Each of these considerations will weaken the sense of the teen experience as a distinct, identity forming experience just that little bit more. But if first becoming a teen is less of a specific event – then becoming an adult, at the other end of one’s teen years, is even less of an event too. Adults, as you may well have noticed, are already finding it hard to leave behind the cultural factors, the trappings of the teen experience – witness so called middle youth; witness everyone clinging on to a little bit or possibly quite a lot, of youth culture.
Traditional indicators of adulthood – moving out, marriage, buying the first home, they’re all becoming more distorted, less uniform. And so the lines become more blurred still. Where the teenage experience starts and where it ends will most likely be near impossible to pinpoint.
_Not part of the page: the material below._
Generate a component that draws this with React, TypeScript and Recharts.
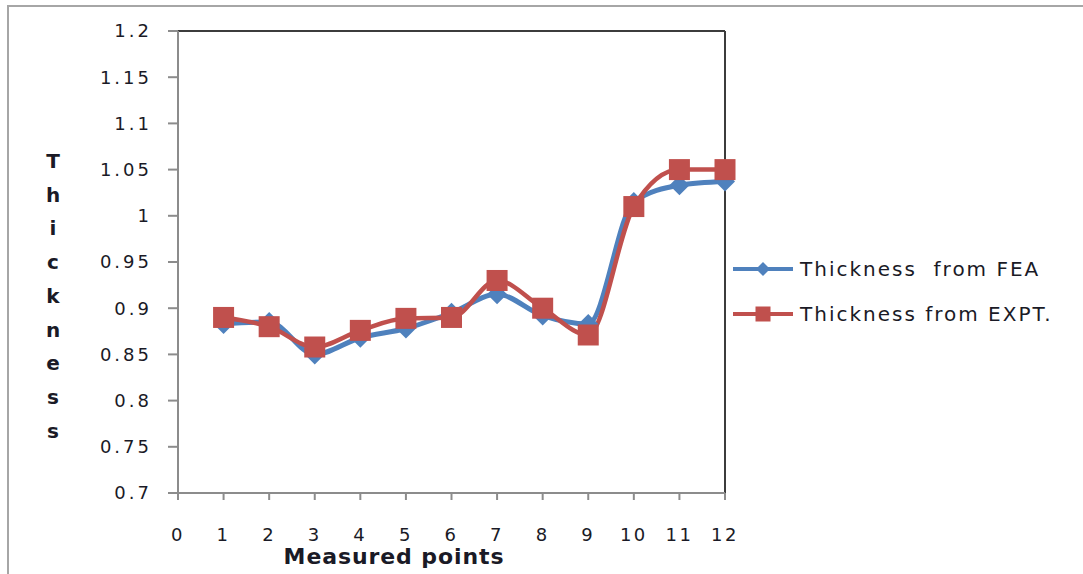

But what does it mean if the teen experience is no longer seen, as presently defined by psychologists, as a critical period of identity formation, in which we overcome uncertainty, and becoming more self-aware of our strengths and weaknesses.
Does it actually matter? It does matter, because what is indisputable is that our identities will still have to come from somewhere. We will need identity!
By the time of Generation Alpha the mode will, quite likely, be one of perpetual beta. Rather than thinking in terms of the finished adult, emerging good-to-go, ready for the next stage of life at the end of our teenage years, perpetual beta will see a greater understanding that identity cannot be formed overnight – nor even in seven teenage years
Now it would be convenient to be able to proclaim this change irrefutably as a good news or bad news story. But we cannot – the best we can probably do is say it will be exciting, challenging and, most of all, very different. This will no doubt be considerable pressures to contend with – not least the necessity to protect childhood. something it seems we are yet to form a collective view on. But, more positively, there may also be less of a perceived rush to form ourselves.
Less stock held in the idea of anything akin to the finished adult product ever emerging – which, seeing as that’s an idea which has proven itself pretty dismally flawed thus far can be no bad thing. If, as seems likely, we will all be living that little bit longer, then it makes sense for Generation Alpha to lock down the details just that little bit less quickly.
It’s apt then, after the Xs, the Ys and the Zs, to think of Generation Alpha as a true re-set of youth. So though it would be easy to revel in nostalgia for a golden vision of the teen experience, the one played out for decades in films and music, while those experiences has served us well for close to 100 years, it may well be time to move on.
When there’s 1,000 times the change on the horizon, the cultural codes are certain to change, too. For Generation Alpha, a whole lot of code making and code breaking doubtless lies ahead.